Scott Conant: Chef Scott Conant Shares Family Favorite Recipes

Chef Scott Conant standing.

A food media personality and James Beard Award-winning restaurateur, Scott Conant is also a successful cookbook author with multiple bestselling titles to his name. His latest cookbook, Peace, Love, and Pasta: Simple and Elegant Recipes from a Chef’s Home Kitchen, adds to that impressive collection while also imparting a deeply personal story.

“After cooking professionally for over 35 years, I wanted to create something that could inspire home cooks through the lens of a professional chef,” said Conant. “As you can imagine, I have a substantial repertoire of dishes that I cook for family and friends – we tested lots of different recipes and the greatest hits made the cut for Peace, Love, and Pasta.”

Many of the recipes in the cookbook feature the diverse cultural background of Conant’s family. While Conant is Italian American, his wife Mel is Turkish. The result is that Conant family meals are a vibrant collection of multicultural flavors, featuring dishes ranging from braised short rib risotto with caramelized onions to eggplant börek (savory Turkish pastry) and cevizli kömeç (walnut bread).

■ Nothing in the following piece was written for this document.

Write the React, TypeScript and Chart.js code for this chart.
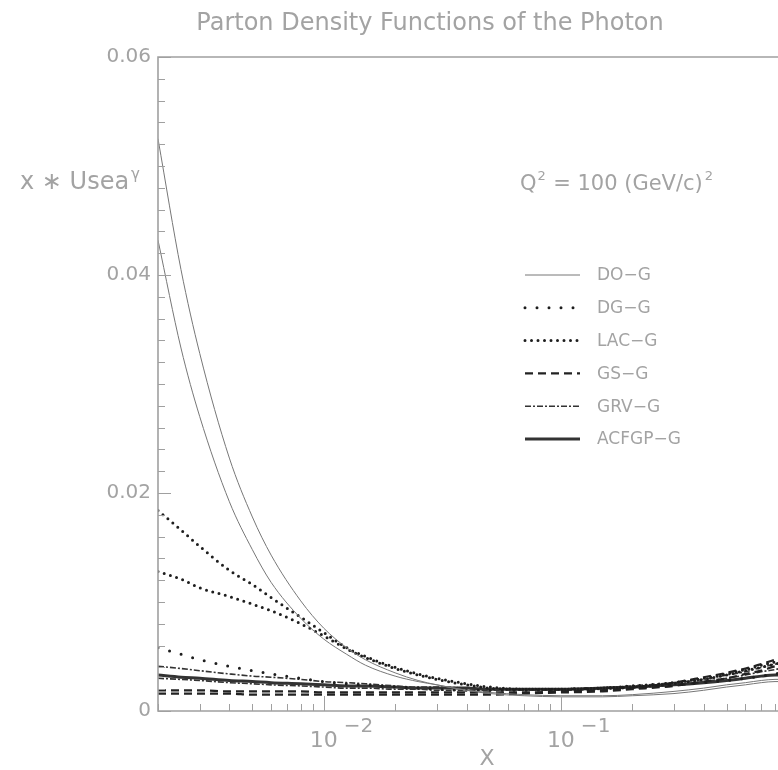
import React, { useEffect, useRef } from "react";
import { Chart, registerables } from "chart.js";
Chart.register(...registerables);

// ---------- data ----------
const xGrid = [0.002, 0.0025, 0.003, 0.004, 0.005, 0.006, 0.008, 0.01, 0.0125, 0.015, 0.02, 0.025, 0.03, 0.04, 0.05, 0.07, 0.1, 0.15, 0.2, 0.3, 0.4, 0.5, 0.6, 0.7, 0.8, 0.85, 0.9];

const doG1 = [0.0525, 0.0405, 0.0328, 0.0232, 0.0178, 0.0143, 0.0101, 0.0076, 0.0058, 0.0047, 0.0035, 0.0028, 0.0024, 0.0019, 0.0017, 0.0015, 0.0014, 0.0014, 0.0015, 0.0018, 0.0021, 0.0024, 0.0026, 0.0028, 0.0029, 0.0029, 0.0027];
const doG2 = [0.0432, 0.0333, 0.027, 0.0192, 0.0148, 0.0118, 0.0085, 0.0066, 0.0052, 0.0042, 0.0032, 0.0027, 0.0024, 0.0019, 0.0016, 0.0014, 0.0013, 0.0013, 0.0014, 0.0016, 0.0019, 0.0022, 0.0024, 0.0026, 0.0027, 0.0027, 0.0025];
const dgG = [0.0058, 0.0052, 0.0047, 0.0041, 0.0037, 0.0034, 0.003, 0.0027, 0.0025, 0.0024, 0.0022, 0.0021, 0.002, 0.0019, 0.0019, 0.0019, 0.002, 0.0021, 0.0022, 0.0024, 0.0026, 0.0028, 0.003, 0.0032, 0.0034, 0.0035, 0.0035];
const lacG1 = [0.0184, 0.0166, 0.0151, 0.0129, 0.0116, 0.0104, 0.0086, 0.0072, 0.0058, 0.005, 0.004, 0.0034, 0.003, 0.0025, 0.0022, 0.002, 0.002, 0.0021, 0.0023, 0.0026, 0.003, 0.0034, 0.0038, 0.0042, 0.0045, 0.0046, 0.0045];
const lacG2 = [0.0128, 0.0121, 0.0113, 0.0105, 0.0098, 0.0092, 0.008, 0.0069, 0.0057, 0.0049, 0.0039, 0.0033, 0.0029, 0.0024, 0.0021, 0.002, 0.002, 0.0021, 0.0022, 0.0025, 0.0029, 0.0033, 0.0037, 0.004, 0.0043, 0.0044, 0.0043];
const gsG1 = [0.0019, 0.0019, 0.0019, 0.0018, 0.0018, 0.0018, 0.0018, 0.0017, 0.0017, 0.0017, 0.0017, 0.0017, 0.0017, 0.0017, 0.0017, 0.0017, 0.0018, 0.0019, 0.0021, 0.0026, 0.0031, 0.0035, 0.0039, 0.0043, 0.0047, 0.0048, 0.0047];
const gsG2 = [0.0016, 0.0016, 0.0016, 0.0016, 0.0015, 0.0015, 0.0015, 0.0015, 0.0015, 0.0015, 0.0015, 0.0015, 0.0015, 0.0015, 0.0015, 0.0016, 0.0017, 0.0018, 0.002, 0.0023, 0.0027, 0.003, 0.0034, 0.0037, 0.0041, 0.0042, 0.0041];
const grvG1 = [0.0041, 0.0039, 0.0037, 0.0034, 0.0032, 0.0031, 0.0029, 0.0027, 0.0026, 0.0025, 0.0023, 0.0022, 0.0022, 0.0021, 0.002, 0.002, 0.002, 0.0021, 0.0023, 0.0026, 0.0029, 0.0033, 0.0036, 0.004, 0.0043, 0.0044, 0.0043];
const grvG2 = [0.003, 0.0029, 0.0028, 0.0026, 0.0025, 0.0024, 0.0023, 0.0022, 0.0021, 0.0021, 0.002, 0.002, 0.0019, 0.0019, 0.0019, 0.0019, 0.0019, 0.002, 0.0021, 0.0024, 0.0027, 0.003, 0.0033, 0.0036, 0.0038, 0.0039, 0.0038];
const acfgpG = [0.0033, 0.0031, 0.003, 0.0028, 0.0027, 0.0026, 0.0025, 0.0024, 0.0023, 0.0023, 0.0022, 0.0021, 0.0021, 0.0021, 0.002, 0.002, 0.002, 0.0021, 0.0022, 0.0024, 0.0026, 0.0028, 0.003, 0.0032, 0.0033, 0.0033, 0.0032];

const legendLabels = ["DO\u2212G", "DG\u2212G", "LAC\u2212G", "GS\u2212G", "GRV\u2212G", "ACFGP\u2212G"];
const yTickValues = [0, 0.02, 0.04, 0.06];
const yTickLabels = ["0", "0.02", "0.04", "0.06"];
const xTickValues = [0.01, 0.1];
const xTickBases = ["10", "10"];
const xTickExponents = ["\u22122", "\u22121"];
const titleText = "Parton Density Functions of the Photon";
const yTitleText = "x \u2217 Usea";
const yTitleSup = "\u03b3";
const xTitleText = "X";
const q2Parts = ["Q", "2", " = 100 (GeV/c)", "2"];

const FONT = "'DejaVu Sans ExtraLight', 'DejaVu Sans', 'Liberation Sans', sans-serif";
const TEXT = "#a3a3a3";
const FRAME = "#a0a0a0";

type Style = {
  color: string;
  width: number;
  dash: number[];
  cap: CanvasLineCap;
};

const styles: Style[] = [
  { color: "#777777", width: 1, dash: [], cap: "butt" },
  { color: "#1e1e1e", width: 3, dash: [0, 12], cap: "round" },
  { color: "#1e1e1e", width: 3, dash: [0, 6.5], cap: "round" },
  { color: "#222222", width: 2.2, dash: [8, 5], cap: "butt" },
  { color: "#333333", width: 1.6, dash: [6, 2, 2, 2], cap: "butt" },
  { color: "#333333", width: 3, dash: [], cap: "butt" },
];

const seriesList: { data: number[]; group: number }[] = [
  { data: doG1, group: 0 },
  { data: doG2, group: 0 },
  { data: dgG, group: 1 },
  { data: lacG1, group: 2 },
  { data: lacG2, group: 2 },
  { data: gsG1, group: 3 },
  { data: gsG2, group: 3 },
  { data: grvG1, group: 4 },
  { data: grvG2, group: 4 },
  { data: acfgpG, group: 5 },
];

// canvas sits at page offset (8, 8)
const decorPlugin = {
  id: "decor",
  afterDatasetsDraw(chart: any) {
    const ctx: CanvasRenderingContext2D = chart.ctx;
    const { left, right, top, bottom } = chart.chartArea;
    const xs = chart.scales.x;
    const ys = chart.scales.y;
    ctx.save();
    // frame
    ctx.strokeStyle = FRAME;
    ctx.lineWidth = 1.6;
    ctx.setLineDash([]);
    ctx.beginPath();
    ctx.moveTo(right, top);
    ctx.lineTo(left, top);
    ctx.lineTo(left, bottom);
    ctx.lineTo(right, bottom);
    ctx.stroke();
    // y ticks (inward)
    ctx.lineWidth = 1;
    for (let i = 0; i <= 30; i++) {
      const v = i * 0.002;
      const py = Math.round(ys.getPixelForValue(v)) + 0.5;
      const len = i % 10 === 0 ? 13 : 7;
      ctx.beginPath();
      ctx.moveTo(left, py);
      ctx.lineTo(left + len, py);
      ctx.stroke();
    }
    // x ticks (inward)
    for (let d = -3; d <= 0; d++) {
      for (let k = 1; k <= 9; k++) {
        const v = k * Math.pow(10, d);
        if (v < 0.002 - 1e-9 || v > 1 + 1e-9) continue;
        const px = Math.round(xs.getPixelForValue(v)) + 0.5;
        const len = k === 1 ? 15 : 7;
        ctx.beginPath();
        ctx.moveTo(px, bottom);
        ctx.lineTo(px, bottom - len);
        ctx.stroke();
      }
    }
    // y labels
    ctx.fillStyle = TEXT;
    ctx.font = `20px ${FONT}`;
    ctx.textAlign = "right";
    ctx.textBaseline = "middle";
    yTickValues.forEach((v, i) => {
      ctx.fillText(yTickLabels[i], left - 7, ys.getPixelForValue(v));
    });
    // x labels with superscript
    ctx.textBaseline = "alphabetic";
    xTickValues.forEach((v, i) => {
      const px = xs.getPixelForValue(v);
      ctx.font = `22px ${FONT}`;
      ctx.textAlign = "center";
      const w = ctx.measureText(xTickBases[i]).width;
      ctx.fillText(xTickBases[i], px, bottom + 36);
      ctx.font = `20px ${FONT}`;
      ctx.textAlign = "left";
      ctx.fillText(xTickExponents[i], px + w / 2 + 6, bottom + 21);
    });
    // x title
    ctx.font = `22px ${FONT}`;
    ctx.textAlign = "center";
    ctx.fillText(xTitleText, 479, bottom + 54);
    // title
    ctx.font = `24px ${FONT}`;
    ctx.fillText(titleText, 422, 22);
    // y title
    ctx.textAlign = "left";
    ctx.font = `24px ${FONT}`;
    ctx.fillText(yTitleText, 12, 181);
    const wt = ctx.measureText(yTitleText).width;
    ctx.font = `15px ${FONT}`;
    ctx.fillText(yTitleSup, 12 + wt + 2, 171);
    // Q2 annotation
    const qx = 512, qy = 182;
    ctx.font = `21px ${FONT}`;
    ctx.fillText(q2Parts[0], qx, qy);
    let cx = qx + ctx.measureText(q2Parts[0]).width;
    ctx.font = `13px ${FONT}`;
    ctx.fillText(q2Parts[1], cx + 1, qy - 10);
    cx += 10;
    ctx.font = `21px ${FONT}`;
    ctx.fillText(q2Parts[2], cx, qy);
    cx += ctx.measureText(q2Parts[2]).width;
    ctx.font = `13px ${FONT}`;
    ctx.fillText(q2Parts[3], cx + 2, qy - 10);
    // legend
    legendLabels.forEach((lab, i) => {
      const st = styles[i];
      const ly = 267 + i * 32.8;
      ctx.strokeStyle = st.color;
      ctx.lineWidth = st.width;
      ctx.lineCap = st.cap;
      ctx.setLineDash(st.dash);
      ctx.beginPath();
      ctx.moveTo(517, ly);
      ctx.lineTo(572, ly);
      ctx.stroke();
      ctx.setLineDash([]);
      ctx.lineCap = "butt";
      ctx.fillStyle = TEXT;
      ctx.font = `17px ${FONT}`;
      ctx.textAlign = "left";
      ctx.textBaseline = "middle";
      ctx.fillText(lab, 589, ly + 1);
    });
    ctx.restore();
  },
};

export default function App() {
  const ref = useRef<HTMLCanvasElement | null>(null);
  useEffect(() => {
    if (!ref.current) return;
    const datasets = seriesList.map((s, idx) => {
      const st = styles[s.group];
      return {
        label: legendLabels[s.group] + "#" + idx,
        data: xGrid.map((x, i) => ({ x, y: s.data[i] })),
        borderColor: st.color,
        borderWidth: st.width,
        borderDash: st.dash,
        borderCapStyle: st.cap,
        pointRadius: 0,
        fill: false,
        cubicInterpolationMode: "monotone" as const,
      };
    });
    const chart = new Chart(ref.current, {
      type: "line",
      data: { datasets },
      options: {
        responsive: false,
        animation: false,
        devicePixelRatio: 1,
        layout: { padding: { top: 49, right: 50, left: 0, bottom: 0 } },
        plugins: { legend: { display: false }, tooltip: { enabled: false }, title: { display: false } },
        scales: {
          x: {
            type: "logarithmic",
            min: 0.002,
            max: 1,
            ticks: { display: false },
            grid: { display: false },
            border: { display: false },
            afterFit: (s: any) => { s.height = 59; },
          },
          y: {
            type: "linear",
            min: 0,
            max: 0.06,
            ticks: { display: false },
            grid: { display: false },
            border: { display: false },
            afterFit: (s: any) => { s.width = 150; },
          },
        },
      },
      plugins: [decorPlugin],
    });
    return () => chart.destroy();
  }, []);
  return (
    <div style={{ position: "absolute", left: 0, top: 0, width: 778, height: 770, overflow: "hidden", background: "#fff" }}>
      <canvas ref={ref} width={840} height={762} style={{ position: "absolute", left: 8, top: 8, width: 840, height: 762, display: "block" }} />
    </div>
  );
}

“The dishes in this book reflect all my years working in the kitchen; from my Italian-American childhood to my travels of cooking in Germany, Italy, and Turkey as well as what I make on the regular for my daughters at home,” said Conant.

It took years and much effort by Conant to fine-tune these recipes. While the Italian recipes can be traced to his heritage and years of professional cooking experience, he learned Turkish recipes from his wife’s family. Ultimately, the whole experience was an incredibly rewarding one according to Conant. “I always say make food that you love and cook from your heart. At the end of the day, I find most people appreciate all the effort and recognize the love you’re putting into it,” said Conant.

Maccheroni with Polpettine and Neapolitan Tomato Sauce

Chef Scott Conant Maccheroni with Polpettine in a white bowl.

Essentially, this dish is spaghetti and meatballs (Italian style instead of Italian American.) Polpettine (“little meatballs”) are not common in America but Conant is an avid fan, especially “because you get the complete meatball flavor in each bite.” The tomato sauce used in this recipe is also richer, with a savory and hearty flavor profile. Finally, there’s the maccheroni, a pasta that resembles a thick spaghetti. The thickness of this pasta allows it to hold its own against the robust flavors of the sauce and meat. “I like to cut mine shorter than spaghetti as well, so each strand is about 4 to 6 inches long. All together, this is a no-nonsense, fully satisfying plate of pasta—or as I like to think of it, a real nonna dish,” said Conant.